↓↓↓

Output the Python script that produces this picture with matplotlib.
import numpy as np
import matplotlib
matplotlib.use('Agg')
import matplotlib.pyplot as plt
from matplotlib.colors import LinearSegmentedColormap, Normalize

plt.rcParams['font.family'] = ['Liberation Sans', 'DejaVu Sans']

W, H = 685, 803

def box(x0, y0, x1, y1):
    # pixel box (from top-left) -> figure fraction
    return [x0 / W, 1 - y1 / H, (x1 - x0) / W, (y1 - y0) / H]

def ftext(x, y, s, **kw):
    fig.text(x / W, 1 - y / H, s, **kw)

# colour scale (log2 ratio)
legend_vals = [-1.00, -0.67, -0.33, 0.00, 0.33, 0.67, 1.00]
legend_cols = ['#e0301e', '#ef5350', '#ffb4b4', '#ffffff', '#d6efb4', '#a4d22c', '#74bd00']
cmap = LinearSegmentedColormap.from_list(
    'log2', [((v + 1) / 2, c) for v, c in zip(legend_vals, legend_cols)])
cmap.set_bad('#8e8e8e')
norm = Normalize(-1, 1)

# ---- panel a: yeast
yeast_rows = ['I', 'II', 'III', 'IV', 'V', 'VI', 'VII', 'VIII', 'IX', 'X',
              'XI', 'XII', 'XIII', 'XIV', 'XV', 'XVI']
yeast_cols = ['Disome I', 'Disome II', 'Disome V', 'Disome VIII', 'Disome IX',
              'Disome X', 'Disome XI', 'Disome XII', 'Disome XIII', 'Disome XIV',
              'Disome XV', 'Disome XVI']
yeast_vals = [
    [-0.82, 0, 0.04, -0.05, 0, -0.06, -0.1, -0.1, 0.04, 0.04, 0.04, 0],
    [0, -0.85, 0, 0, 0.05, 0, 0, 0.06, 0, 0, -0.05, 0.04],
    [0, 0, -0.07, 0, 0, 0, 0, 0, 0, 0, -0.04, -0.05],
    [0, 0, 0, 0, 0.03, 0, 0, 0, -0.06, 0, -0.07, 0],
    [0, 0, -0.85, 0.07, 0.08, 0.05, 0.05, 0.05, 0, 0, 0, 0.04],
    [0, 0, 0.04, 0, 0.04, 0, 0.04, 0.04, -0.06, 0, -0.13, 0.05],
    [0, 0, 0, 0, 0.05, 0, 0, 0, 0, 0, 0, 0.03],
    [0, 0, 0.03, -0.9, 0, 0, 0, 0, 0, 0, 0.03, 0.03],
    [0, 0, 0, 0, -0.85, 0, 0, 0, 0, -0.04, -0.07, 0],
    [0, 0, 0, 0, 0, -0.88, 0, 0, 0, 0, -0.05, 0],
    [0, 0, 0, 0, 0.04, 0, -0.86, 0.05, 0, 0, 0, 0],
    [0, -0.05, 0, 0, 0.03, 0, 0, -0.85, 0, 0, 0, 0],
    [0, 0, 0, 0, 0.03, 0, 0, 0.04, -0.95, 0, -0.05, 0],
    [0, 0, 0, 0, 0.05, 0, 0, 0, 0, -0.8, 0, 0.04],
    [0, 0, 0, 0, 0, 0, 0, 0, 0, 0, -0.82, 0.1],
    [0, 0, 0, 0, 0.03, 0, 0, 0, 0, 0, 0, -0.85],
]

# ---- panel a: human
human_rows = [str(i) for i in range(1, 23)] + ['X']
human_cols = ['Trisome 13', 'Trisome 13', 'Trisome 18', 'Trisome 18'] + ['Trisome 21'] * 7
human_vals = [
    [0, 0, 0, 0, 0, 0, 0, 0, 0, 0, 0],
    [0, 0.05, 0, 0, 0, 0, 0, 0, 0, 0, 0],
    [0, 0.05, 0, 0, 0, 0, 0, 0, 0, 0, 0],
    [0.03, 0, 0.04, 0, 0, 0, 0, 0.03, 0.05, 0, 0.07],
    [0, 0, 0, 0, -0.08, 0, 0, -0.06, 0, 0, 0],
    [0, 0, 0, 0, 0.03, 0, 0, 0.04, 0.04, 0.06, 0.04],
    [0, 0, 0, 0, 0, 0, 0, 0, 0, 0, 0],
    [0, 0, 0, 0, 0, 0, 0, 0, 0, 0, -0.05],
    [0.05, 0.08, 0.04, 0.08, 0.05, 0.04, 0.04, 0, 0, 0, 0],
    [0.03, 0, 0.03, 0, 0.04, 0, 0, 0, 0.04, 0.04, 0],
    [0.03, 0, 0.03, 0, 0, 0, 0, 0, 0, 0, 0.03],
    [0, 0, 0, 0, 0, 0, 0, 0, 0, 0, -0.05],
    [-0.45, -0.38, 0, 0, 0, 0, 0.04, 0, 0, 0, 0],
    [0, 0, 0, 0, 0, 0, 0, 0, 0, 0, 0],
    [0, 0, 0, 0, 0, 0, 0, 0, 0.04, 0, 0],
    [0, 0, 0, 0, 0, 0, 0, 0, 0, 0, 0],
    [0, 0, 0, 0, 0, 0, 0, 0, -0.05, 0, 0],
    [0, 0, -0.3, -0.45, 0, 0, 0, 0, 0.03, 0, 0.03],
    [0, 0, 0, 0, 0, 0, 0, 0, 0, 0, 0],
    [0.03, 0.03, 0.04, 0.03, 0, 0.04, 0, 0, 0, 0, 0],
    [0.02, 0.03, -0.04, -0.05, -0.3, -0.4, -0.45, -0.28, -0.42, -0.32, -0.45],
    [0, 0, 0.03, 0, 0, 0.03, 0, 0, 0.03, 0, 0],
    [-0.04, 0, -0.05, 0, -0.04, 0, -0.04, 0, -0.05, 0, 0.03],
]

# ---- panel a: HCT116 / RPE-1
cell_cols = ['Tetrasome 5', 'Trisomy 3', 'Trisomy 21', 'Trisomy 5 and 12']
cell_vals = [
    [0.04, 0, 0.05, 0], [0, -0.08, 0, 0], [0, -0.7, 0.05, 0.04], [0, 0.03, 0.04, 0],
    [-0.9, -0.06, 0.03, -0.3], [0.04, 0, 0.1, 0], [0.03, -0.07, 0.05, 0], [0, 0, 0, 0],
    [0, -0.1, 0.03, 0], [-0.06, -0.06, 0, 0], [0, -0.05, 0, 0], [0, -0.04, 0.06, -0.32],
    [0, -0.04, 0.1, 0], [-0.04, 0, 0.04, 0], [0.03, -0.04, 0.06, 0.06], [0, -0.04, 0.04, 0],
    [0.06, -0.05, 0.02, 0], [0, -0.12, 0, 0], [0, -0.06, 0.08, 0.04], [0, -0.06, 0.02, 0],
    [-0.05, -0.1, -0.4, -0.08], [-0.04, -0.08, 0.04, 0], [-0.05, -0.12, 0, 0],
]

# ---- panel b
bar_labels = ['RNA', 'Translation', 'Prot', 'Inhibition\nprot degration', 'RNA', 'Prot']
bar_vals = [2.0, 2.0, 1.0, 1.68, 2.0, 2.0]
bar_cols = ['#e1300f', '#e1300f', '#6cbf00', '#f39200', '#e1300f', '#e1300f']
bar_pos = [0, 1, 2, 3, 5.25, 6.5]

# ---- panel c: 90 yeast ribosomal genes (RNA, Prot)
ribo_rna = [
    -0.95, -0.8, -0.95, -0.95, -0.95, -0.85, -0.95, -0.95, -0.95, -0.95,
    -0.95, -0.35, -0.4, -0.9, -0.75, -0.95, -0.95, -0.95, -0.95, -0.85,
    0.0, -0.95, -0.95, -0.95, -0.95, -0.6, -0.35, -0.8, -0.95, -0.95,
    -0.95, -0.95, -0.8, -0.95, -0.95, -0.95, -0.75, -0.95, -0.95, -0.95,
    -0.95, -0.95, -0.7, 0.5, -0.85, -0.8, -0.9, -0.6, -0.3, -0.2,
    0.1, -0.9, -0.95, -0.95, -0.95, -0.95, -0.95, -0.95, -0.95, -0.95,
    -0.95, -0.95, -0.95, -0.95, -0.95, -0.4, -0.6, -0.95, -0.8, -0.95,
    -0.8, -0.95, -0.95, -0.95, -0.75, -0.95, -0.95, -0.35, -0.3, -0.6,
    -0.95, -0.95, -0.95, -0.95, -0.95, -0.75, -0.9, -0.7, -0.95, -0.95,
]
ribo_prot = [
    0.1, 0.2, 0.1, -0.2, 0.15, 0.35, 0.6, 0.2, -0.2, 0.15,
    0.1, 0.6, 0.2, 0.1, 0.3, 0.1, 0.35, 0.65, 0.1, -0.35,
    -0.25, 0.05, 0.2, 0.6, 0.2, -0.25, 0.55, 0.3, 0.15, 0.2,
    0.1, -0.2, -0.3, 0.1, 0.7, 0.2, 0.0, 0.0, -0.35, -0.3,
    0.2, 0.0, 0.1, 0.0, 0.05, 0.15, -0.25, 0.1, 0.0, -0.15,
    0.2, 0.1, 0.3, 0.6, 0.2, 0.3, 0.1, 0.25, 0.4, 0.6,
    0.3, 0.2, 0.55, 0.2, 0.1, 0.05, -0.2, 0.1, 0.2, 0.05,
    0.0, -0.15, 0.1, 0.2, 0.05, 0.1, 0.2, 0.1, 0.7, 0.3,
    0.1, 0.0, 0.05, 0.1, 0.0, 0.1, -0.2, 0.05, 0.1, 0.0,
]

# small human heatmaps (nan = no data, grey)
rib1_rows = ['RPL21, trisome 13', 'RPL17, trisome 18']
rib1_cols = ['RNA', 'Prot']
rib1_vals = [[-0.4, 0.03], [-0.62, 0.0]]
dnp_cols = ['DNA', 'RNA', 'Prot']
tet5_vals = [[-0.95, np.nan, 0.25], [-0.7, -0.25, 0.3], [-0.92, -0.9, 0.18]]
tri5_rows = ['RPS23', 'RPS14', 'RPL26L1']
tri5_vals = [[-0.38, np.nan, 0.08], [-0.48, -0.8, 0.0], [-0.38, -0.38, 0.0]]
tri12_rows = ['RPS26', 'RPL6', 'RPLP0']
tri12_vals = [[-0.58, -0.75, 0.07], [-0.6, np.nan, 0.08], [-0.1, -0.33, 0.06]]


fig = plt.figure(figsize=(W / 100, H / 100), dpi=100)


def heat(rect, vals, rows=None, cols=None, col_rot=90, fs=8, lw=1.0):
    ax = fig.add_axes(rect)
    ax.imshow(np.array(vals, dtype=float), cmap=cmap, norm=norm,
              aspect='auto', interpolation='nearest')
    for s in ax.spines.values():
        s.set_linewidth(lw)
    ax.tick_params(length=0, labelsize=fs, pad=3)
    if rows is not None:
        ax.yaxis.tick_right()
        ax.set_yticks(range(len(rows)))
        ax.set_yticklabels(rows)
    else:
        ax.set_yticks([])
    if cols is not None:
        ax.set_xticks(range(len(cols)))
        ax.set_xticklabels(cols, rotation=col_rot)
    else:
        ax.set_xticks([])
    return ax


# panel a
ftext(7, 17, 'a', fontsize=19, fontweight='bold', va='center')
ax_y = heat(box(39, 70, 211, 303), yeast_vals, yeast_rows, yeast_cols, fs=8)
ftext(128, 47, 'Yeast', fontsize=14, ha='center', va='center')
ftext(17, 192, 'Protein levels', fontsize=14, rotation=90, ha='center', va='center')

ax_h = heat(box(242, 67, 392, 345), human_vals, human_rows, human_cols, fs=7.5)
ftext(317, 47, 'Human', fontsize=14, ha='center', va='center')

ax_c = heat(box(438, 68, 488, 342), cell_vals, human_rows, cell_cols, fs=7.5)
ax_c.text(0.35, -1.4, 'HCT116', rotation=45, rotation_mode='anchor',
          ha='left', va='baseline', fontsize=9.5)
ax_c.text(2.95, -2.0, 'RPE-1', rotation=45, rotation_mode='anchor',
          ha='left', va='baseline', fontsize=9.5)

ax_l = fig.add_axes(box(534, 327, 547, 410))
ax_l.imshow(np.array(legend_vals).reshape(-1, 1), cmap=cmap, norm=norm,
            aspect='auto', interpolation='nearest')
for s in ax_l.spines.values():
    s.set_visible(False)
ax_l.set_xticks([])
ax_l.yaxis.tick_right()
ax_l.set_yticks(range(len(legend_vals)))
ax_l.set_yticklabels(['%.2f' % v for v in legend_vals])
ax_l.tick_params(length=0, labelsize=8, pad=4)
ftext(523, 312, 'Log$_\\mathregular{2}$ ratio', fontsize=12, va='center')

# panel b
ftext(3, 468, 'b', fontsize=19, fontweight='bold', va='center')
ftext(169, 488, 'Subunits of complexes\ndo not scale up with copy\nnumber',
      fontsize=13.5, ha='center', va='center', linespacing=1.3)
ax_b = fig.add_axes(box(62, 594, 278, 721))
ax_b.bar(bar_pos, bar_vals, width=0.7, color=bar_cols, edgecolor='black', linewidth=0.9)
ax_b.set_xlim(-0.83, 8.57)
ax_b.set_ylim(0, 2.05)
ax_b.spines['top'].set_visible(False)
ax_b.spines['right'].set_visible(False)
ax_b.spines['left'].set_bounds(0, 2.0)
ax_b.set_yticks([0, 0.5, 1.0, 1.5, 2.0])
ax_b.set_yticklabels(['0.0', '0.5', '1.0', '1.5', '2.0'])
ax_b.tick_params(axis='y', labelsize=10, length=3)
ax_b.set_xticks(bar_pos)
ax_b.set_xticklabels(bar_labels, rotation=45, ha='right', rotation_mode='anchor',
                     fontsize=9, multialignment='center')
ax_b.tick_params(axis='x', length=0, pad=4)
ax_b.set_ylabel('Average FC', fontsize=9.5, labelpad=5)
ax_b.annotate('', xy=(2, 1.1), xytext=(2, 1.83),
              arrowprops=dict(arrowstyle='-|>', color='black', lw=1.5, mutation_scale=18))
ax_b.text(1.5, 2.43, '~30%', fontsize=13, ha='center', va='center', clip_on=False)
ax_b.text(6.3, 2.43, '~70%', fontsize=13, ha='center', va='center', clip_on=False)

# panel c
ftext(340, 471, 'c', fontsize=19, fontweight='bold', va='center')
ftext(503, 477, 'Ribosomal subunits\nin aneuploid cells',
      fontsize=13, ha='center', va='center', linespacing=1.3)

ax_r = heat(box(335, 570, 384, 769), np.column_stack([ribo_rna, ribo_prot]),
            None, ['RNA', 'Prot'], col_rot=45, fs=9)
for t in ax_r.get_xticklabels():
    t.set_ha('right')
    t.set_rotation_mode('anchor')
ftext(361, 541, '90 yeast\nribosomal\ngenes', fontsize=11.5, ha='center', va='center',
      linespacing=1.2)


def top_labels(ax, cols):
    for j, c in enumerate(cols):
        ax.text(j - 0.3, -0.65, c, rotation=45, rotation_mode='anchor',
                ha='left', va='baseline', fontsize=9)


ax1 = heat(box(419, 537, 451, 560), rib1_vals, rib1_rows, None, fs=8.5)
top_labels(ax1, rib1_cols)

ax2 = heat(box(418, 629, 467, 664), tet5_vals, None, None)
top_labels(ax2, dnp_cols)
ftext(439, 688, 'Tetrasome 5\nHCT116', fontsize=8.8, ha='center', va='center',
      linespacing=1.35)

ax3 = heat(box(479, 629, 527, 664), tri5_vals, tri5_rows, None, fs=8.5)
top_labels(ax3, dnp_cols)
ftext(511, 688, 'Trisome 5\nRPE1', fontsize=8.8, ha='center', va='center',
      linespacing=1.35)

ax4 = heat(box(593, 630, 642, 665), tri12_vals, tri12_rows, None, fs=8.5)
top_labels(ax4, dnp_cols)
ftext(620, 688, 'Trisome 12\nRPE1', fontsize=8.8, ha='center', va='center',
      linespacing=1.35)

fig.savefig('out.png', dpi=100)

↑↑↑
↓↓↓

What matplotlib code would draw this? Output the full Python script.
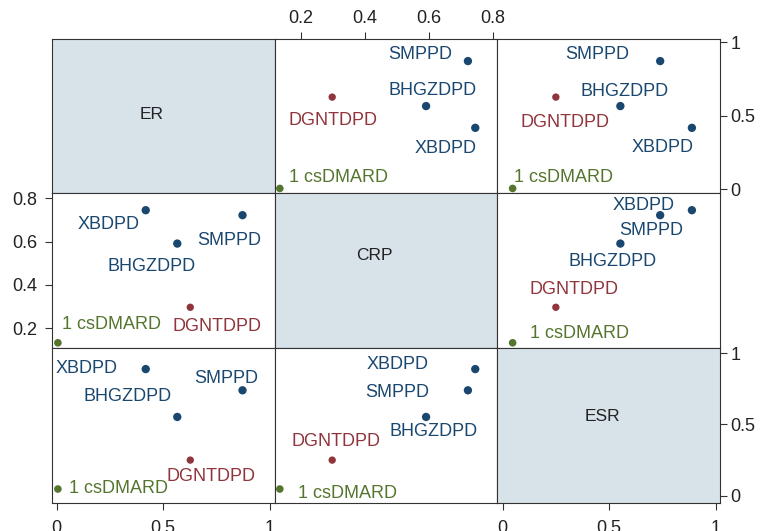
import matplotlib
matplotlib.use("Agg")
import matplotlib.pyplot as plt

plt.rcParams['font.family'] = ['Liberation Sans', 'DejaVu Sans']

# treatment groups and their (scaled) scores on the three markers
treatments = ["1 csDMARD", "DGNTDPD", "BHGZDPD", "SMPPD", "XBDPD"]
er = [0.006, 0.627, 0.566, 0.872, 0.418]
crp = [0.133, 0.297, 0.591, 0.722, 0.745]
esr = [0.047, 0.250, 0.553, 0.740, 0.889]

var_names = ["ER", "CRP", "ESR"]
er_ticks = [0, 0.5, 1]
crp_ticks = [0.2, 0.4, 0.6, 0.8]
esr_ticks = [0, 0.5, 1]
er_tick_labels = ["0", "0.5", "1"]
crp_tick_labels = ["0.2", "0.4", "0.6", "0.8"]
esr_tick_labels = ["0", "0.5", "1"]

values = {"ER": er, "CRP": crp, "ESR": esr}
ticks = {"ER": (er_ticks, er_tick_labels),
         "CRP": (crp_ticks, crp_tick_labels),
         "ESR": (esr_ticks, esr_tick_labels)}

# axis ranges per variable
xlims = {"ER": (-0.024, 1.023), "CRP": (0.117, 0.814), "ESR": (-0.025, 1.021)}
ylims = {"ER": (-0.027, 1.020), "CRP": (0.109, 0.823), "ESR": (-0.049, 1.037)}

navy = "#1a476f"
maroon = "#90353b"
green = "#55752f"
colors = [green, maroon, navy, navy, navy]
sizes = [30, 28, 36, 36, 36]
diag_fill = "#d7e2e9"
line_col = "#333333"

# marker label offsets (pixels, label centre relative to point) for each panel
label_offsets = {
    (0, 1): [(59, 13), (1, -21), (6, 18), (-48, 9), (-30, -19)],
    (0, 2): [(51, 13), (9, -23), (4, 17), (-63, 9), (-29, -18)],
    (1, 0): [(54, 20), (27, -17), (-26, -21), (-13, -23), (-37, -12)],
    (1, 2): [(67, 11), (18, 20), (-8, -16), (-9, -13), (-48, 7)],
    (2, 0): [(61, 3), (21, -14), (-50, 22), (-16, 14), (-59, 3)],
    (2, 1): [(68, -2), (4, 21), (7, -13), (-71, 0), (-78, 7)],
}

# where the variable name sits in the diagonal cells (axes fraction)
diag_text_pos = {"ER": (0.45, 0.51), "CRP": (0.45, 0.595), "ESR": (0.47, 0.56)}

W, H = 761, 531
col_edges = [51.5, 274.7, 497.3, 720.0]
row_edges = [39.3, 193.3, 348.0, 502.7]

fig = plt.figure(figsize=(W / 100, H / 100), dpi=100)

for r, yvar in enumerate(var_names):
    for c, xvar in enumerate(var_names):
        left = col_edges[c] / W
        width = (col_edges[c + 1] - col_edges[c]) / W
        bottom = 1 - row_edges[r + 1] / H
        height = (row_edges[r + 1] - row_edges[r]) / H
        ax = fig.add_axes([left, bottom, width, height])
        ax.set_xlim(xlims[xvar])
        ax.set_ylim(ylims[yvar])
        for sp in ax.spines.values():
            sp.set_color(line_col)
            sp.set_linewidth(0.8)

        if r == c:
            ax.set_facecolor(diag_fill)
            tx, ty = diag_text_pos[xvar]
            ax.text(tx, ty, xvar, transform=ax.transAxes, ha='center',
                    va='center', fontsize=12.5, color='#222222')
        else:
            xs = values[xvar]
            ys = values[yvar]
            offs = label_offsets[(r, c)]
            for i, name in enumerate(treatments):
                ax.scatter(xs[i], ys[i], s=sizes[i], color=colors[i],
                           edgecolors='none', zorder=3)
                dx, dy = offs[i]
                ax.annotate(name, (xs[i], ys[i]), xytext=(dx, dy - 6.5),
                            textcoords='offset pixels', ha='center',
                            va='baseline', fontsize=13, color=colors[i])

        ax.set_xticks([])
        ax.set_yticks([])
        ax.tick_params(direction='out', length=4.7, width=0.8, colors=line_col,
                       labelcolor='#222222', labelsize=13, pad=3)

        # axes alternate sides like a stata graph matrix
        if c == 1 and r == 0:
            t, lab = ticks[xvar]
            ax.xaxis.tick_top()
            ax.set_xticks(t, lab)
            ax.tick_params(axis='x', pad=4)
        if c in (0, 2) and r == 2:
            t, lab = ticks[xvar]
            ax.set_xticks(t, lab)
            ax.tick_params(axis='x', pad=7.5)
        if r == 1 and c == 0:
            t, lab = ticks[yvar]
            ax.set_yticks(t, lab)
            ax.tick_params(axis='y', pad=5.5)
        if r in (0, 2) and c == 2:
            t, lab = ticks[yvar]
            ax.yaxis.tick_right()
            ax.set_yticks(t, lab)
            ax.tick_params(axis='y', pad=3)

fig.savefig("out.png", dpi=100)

↑↑↑

- **STATED TASK**: Extract the lines from the line with "Output the Python" to the line with "W, H = 685, 803", inclusive, reproducing them exactly and leaving out every other line.

- **FINISHED EXERCISE**:
Output the Python script that produces this picture with matplotlib.
import numpy as np
import matplotlib
matplotlib.use('Agg')
import matplotlib.pyplot as plt
from matplotlib.colors import LinearSegmentedColormap, Normalize

plt.rcParams['font.family'] = ['Liberation Sans', 'DejaVu Sans']

W, H = 685, 803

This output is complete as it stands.